**Written problem:**
Set down the data below from its first line to the line holding "14.39, 14.35, 14.58]", inclusive; omit all pictures.

**Available data:**

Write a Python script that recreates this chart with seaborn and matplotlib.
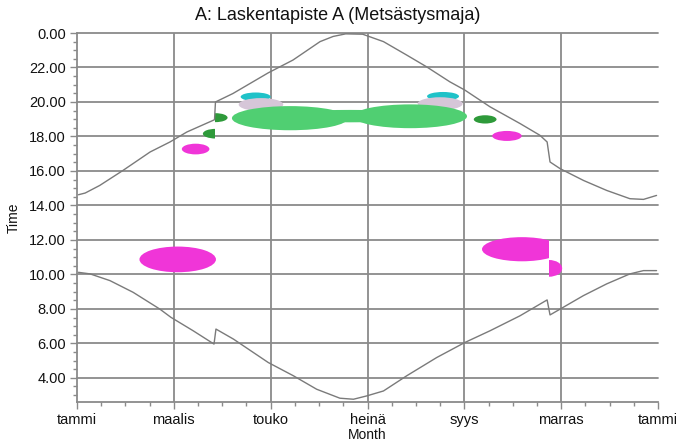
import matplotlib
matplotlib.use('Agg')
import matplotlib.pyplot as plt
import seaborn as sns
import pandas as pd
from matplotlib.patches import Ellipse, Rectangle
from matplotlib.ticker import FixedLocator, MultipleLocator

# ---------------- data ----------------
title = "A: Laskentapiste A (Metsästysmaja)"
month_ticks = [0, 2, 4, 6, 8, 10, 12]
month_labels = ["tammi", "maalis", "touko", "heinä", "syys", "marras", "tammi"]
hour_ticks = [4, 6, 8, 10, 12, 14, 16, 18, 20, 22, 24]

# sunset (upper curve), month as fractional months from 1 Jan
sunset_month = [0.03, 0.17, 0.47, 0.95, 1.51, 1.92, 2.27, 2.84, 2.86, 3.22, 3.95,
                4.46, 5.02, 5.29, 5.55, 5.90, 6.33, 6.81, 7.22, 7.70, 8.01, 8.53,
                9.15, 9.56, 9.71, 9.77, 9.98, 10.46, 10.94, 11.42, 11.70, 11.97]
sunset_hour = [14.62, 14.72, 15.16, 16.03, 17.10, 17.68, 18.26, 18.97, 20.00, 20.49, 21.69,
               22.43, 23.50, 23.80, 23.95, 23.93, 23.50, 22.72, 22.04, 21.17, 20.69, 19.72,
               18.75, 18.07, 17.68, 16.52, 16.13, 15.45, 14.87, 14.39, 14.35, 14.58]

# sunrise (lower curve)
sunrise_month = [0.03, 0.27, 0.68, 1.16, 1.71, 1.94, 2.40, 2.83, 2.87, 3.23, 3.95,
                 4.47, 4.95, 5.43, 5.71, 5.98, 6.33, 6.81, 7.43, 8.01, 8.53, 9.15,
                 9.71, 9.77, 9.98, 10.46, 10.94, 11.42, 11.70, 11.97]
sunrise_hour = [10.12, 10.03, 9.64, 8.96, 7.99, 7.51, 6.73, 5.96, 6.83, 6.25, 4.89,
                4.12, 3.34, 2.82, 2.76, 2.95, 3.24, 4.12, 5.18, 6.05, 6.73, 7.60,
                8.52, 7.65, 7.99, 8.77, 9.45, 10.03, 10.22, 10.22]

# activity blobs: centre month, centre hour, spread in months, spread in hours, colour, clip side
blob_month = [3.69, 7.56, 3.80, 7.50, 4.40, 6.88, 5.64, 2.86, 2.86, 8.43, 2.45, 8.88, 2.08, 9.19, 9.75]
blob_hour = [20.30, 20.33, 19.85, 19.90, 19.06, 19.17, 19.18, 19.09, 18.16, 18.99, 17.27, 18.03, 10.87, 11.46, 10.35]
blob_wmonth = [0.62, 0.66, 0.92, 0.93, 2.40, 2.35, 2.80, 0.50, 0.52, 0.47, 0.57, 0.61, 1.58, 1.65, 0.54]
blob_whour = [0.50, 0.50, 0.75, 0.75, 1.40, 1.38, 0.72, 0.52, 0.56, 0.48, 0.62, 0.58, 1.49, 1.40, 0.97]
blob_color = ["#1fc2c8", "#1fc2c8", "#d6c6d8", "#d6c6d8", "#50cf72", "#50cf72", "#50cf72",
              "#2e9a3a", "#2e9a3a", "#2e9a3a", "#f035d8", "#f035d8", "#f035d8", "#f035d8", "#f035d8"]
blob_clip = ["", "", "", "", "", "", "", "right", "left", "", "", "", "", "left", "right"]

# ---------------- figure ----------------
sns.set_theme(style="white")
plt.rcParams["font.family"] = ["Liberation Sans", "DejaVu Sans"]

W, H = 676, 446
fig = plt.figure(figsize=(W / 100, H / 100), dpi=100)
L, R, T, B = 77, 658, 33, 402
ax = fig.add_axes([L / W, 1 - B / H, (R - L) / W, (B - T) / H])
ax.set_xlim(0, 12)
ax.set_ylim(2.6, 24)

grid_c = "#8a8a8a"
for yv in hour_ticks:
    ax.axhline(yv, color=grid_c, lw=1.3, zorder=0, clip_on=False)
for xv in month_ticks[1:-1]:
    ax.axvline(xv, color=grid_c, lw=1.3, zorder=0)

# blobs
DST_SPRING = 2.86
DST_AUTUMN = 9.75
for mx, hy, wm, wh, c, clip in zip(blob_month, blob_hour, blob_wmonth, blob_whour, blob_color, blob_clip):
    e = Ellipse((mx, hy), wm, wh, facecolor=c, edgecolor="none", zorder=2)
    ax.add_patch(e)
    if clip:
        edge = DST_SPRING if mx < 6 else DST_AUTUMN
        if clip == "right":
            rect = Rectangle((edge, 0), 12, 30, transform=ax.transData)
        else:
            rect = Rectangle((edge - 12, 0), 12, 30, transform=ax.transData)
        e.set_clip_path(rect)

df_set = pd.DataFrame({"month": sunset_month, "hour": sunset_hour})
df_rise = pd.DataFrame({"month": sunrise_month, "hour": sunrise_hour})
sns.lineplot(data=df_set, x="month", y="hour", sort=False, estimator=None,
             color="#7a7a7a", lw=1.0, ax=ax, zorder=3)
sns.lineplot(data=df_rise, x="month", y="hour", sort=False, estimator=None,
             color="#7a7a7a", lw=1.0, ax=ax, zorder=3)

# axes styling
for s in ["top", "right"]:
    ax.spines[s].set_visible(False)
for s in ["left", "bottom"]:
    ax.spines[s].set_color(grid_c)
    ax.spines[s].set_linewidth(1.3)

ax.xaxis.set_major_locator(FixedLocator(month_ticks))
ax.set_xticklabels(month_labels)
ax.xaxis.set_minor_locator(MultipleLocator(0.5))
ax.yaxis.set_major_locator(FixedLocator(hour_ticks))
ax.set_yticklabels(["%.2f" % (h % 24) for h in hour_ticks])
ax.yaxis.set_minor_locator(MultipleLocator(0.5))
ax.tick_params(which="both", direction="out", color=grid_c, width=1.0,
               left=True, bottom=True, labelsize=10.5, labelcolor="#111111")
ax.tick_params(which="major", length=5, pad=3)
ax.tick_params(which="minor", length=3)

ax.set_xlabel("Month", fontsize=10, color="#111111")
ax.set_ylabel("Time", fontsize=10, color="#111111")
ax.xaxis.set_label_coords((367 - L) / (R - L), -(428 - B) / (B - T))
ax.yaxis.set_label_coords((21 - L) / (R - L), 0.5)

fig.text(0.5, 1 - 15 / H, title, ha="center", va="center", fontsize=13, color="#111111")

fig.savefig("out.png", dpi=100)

**Answer to this task:**
Write a Python script that recreates this chart with seaborn and matplotlib.
import matplotlib
matplotlib.use('Agg')
import matplotlib.pyplot as plt
import seaborn as sns
import pandas as pd
from matplotlib.patches import Ellipse, Rectangle
from matplotlib.ticker import FixedLocator, MultipleLocator

# ---------------- data ----------------
title = "A: Laskentapiste A (Metsästysmaja)"
month_ticks = [0, 2, 4, 6, 8, 10, 12]
month_labels = ["tammi", "maalis", "touko", "heinä", "syys", "marras", "tammi"]
hour_ticks = [4, 6, 8, 10, 12, 14, 16, 18, 20, 22, 24]

# sunset (upper curve), month as fractional months from 1 Jan
sunset_month = [0.03, 0.17, 0.47, 0.95, 1.51, 1.92, 2.27, 2.84, 2.86, 3.22, 3.95,
                4.46, 5.02, 5.29, 5.55, 5.90, 6.33, 6.81, 7.22, 7.70, 8.01, 8.53,
                9.15, 9.56, 9.71, 9.77, 9.98, 10.46, 10.94, 11.42, 11.70, 11.97]
sunset_hour = [14.62, 14.72, 15.16, 16.03, 17.10, 17.68, 18.26, 18.97, 20.00, 20.49, 21.69,
               22.43, 23.50, 23.80, 23.95, 23.93, 23.50, 22.72, 22.04, 21.17, 20.69, 19.72,
               18.75, 18.07, 17.68, 16.52, 16.13, 15.45, 14.87, 14.39, 14.35, 14.58]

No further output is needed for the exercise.